Jackie Kashian
Stand-up specials
Midwestern politeness covering up a deep well of exasperated nerd rage.
Jackie Kashian talks fast. She delivers punchlines with a slightly breathy Wisconsin cadence, packing an absurd amount of joke density into a very small space. Her persona is that of a perfectly reasonable person explaining basic logic to a universe that refuses to listen. She will describe wanting to shoot billionaires into the sun using the exact same upbeat, practical tone she might use to explain a crockpot recipe. When a joke lands hard, she gives a quick, satisfied nod and immediately launches into the next setup.
She is an institution in the alternative comedy scene, a lifer who has been writing new hours since the late 1980s. Alongside comics like Maria Bamford, whom she frequently tours with, she helped build the bridge between traditional clubs and the hyper-specific, nerd-friendly alt rooms of Los Angeles. She does not chase trends. She just methodically turns out sets that other comics watch to see how a premise gets built.

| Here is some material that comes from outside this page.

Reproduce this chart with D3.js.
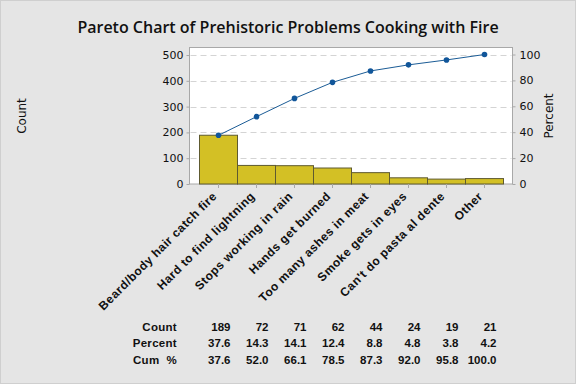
<!DOCTYPE html>
<html><head><meta charset="utf-8">
<script src="https://cdn.jsdelivr.net/npm/d3@7/dist/d3.min.js"></script>
<style>
html,body{margin:0;padding:0;background:#e5e5e5;}
svg{display:block;}
</style></head>
<body>
<svg id="chart" width="576" height="384"></svg>
<script>
const categories = ["Beard/body hair catch fire","Hard to find lightning","Stops working in rain","Hands get burned","Too many ashes in meat","Smoke gets in eyes","Can't do pasta al dente","Other"];
const counts = [189,72,71,62,44,24,19,21];
const percents = ["37.6","14.3","14.1","12.4","8.8","4.8","3.8","4.2"];
const cumPercents = [37.6,52.0,66.1,78.5,87.3,92.0,95.8,100.0];
const countTicks = [0,100,200,300,400,500];
const percentTicks = [0,20,40,60,80,100];
const title = "Pareto Chart of Prehistoric Problems Cooking with Fire";

const svg = d3.select("#chart");
const W = 576, H = 384;
svg.append("rect").attr("x",0.5).attr("y",0.5).attr("width",W-1).attr("height",H-1)
  .attr("fill","#e5e5e5").attr("stroke","#cfcfcf");

const plot = {left:189.5, right:512.5, top:47.5, bottom:184};
const total = d3.sum(counts);
const x = d3.scaleBand().domain(categories).range([199.5,503.5]).padding(0);
const yC = d3.scaleLinear().domain([0,total]).range([plot.bottom,54.5]);
const yP = d3.scaleLinear().domain([0,100]).range([plot.bottom,54.5]);

svg.append("rect").attr("x",plot.left).attr("y",plot.top)
  .attr("width",plot.right-plot.left).attr("height",plot.bottom-plot.top)
  .attr("fill","#ffffff").attr("stroke","#a8a8a8");

// gridlines
svg.append("g").selectAll("line").data(countTicks.filter(d=>d>0)).join("line")
  .attr("x1",plot.left+1).attr("x2",plot.right-1)
  .attr("y1",d=>Math.round(yC(d))+0.5).attr("y2",d=>Math.round(yC(d))+0.5)
  .attr("stroke","#d4d4d4").attr("stroke-dasharray","6,4");

// bars
svg.append("g").selectAll("rect").data(categories).join("rect")
  .attr("x",d=>x(d)).attr("width",x.bandwidth())
  .attr("y",(d,i)=>yC(counts[i])).attr("height",(d,i)=>plot.bottom-yC(counts[i]))
  .attr("fill","#d3c025").attr("stroke","#5e5a30").attr("stroke-width",1);

// axes
const fontAxis = "'DejaVu Sans', 'Noto Sans', sans-serif";
const gl = svg.append("g").attr("transform",`translate(${plot.left},0)`)
  .call(d3.axisLeft(yC).tickValues(countTicks).tickSize(3).tickPadding(3));
gl.select(".domain").remove();
gl.selectAll("line").attr("stroke","#a8a8a8");
gl.selectAll("text").attr("font-family",fontAxis).attr("font-size",11).attr("fill","#111");

const gr = svg.append("g").attr("transform",`translate(${plot.right},0)`)
  .call(d3.axisRight(yP).tickValues(percentTicks).tickSize(3).tickPadding(4));
gr.select(".domain").remove();
gr.selectAll("line").attr("stroke","#a8a8a8");
gr.selectAll("text").attr("font-family",fontAxis).attr("font-size",11).attr("fill","#111");

const gb = svg.append("g").attr("transform",`translate(0,${plot.bottom})`)
  .call(d3.axisBottom(x).tickSize(4).tickPadding(4));
gb.select(".domain").remove();
gb.selectAll("line").attr("stroke","#a8a8a8");
gb.selectAll("text")
  .attr("font-family","'Liberation Sans', Arial, sans-serif").attr("font-size",12).attr("font-weight","bold")
  .attr("letter-spacing","0.5px")
  .attr("fill","#111").attr("text-anchor","end")
  .attr("y",0).attr("dy",0)
  .attr("transform","translate(-1,13) rotate(-45)");

// cumulative line
const line = d3.line().x((d,i)=>x(categories[i])+x.bandwidth()/2).y(d=>yP(d));
svg.append("path").datum(cumPercents).attr("d",line)
  .attr("fill","none").attr("stroke","#1b5c96").attr("stroke-width",1);
svg.append("g").selectAll("circle").data(cumPercents).join("circle")
  .attr("cx",(d,i)=>x(categories[i])+x.bandwidth()/2).attr("cy",d=>yP(d))
  .attr("r",2.8).attr("fill","#11569a");

// axis titles
svg.append("text").attr("transform","translate(26,116) rotate(-90)")
  .attr("text-anchor","middle").attr("font-family",fontAxis).attr("font-size",12).attr("fill","#111").text("Count");
svg.append("text").attr("transform","translate(553,116) rotate(-90)")
  .attr("text-anchor","middle").attr("font-family",fontAxis).attr("font-size",12).attr("fill","#111").text("Percent");

// title
svg.append("text").attr("x",288).attr("y",33).attr("text-anchor","middle")
  .attr("font-family","'Open Sans', 'Noto Sans', sans-serif").attr("font-size",16).attr("font-weight",600)
  .attr("fill","#111").text(title);

// table
const rows = [["Count",counts.map(String)],["Percent",percents],["Cum  %",cumPercents.map(d=>d.toFixed(1))]];
const tf = "'Liberation Sans', Arial, sans-serif";
rows.forEach((r,ri)=>{
  const yy = 331 + ri*16.3;
  svg.append("text").attr("x",177).attr("y",yy).attr("text-anchor","end")
    .attr("font-family",tf).attr("font-size",11.5).attr("font-weight","bold").attr("fill","#111")
    .attr("letter-spacing","0.3px")
    .attr("xml:space","preserve").style("white-space","pre").text(r[0]);
  svg.append("g").selectAll("text").data(r[1]).join("text")
    .attr("x",(d,i)=>x(categories[i])+x.bandwidth()/2+12).attr("y",yy).attr("text-anchor","end")
    .attr("font-family",tf).attr("font-size",11.5).attr("font-weight","bold").attr("fill","#111")
    .text(d=>d);
});
</script>
</body></html>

Her material relies heavily on specific enthusiasms and family mythology. She anchors a lot of jokes by quoting her octogenarian Armenian father, treating his bizarre worldview as a perfectly logical way to navigate the earth. She addresses fantasy novels, video games, and historical trivia with the same gravity as relationship problems. The comedy works best when she stays rooted in her own stubborn fixations rather than attempting broad social commentary.
Kashian grew up in South Milwaukee, a background that permanently installed the polite Midwestern buffer she uses to deliver her angriest thoughts. She catalogs other people’s obsessions on her long-running podcast The Dork Forest, a project that mirrors her standup by treating niche interests as the only things that matter.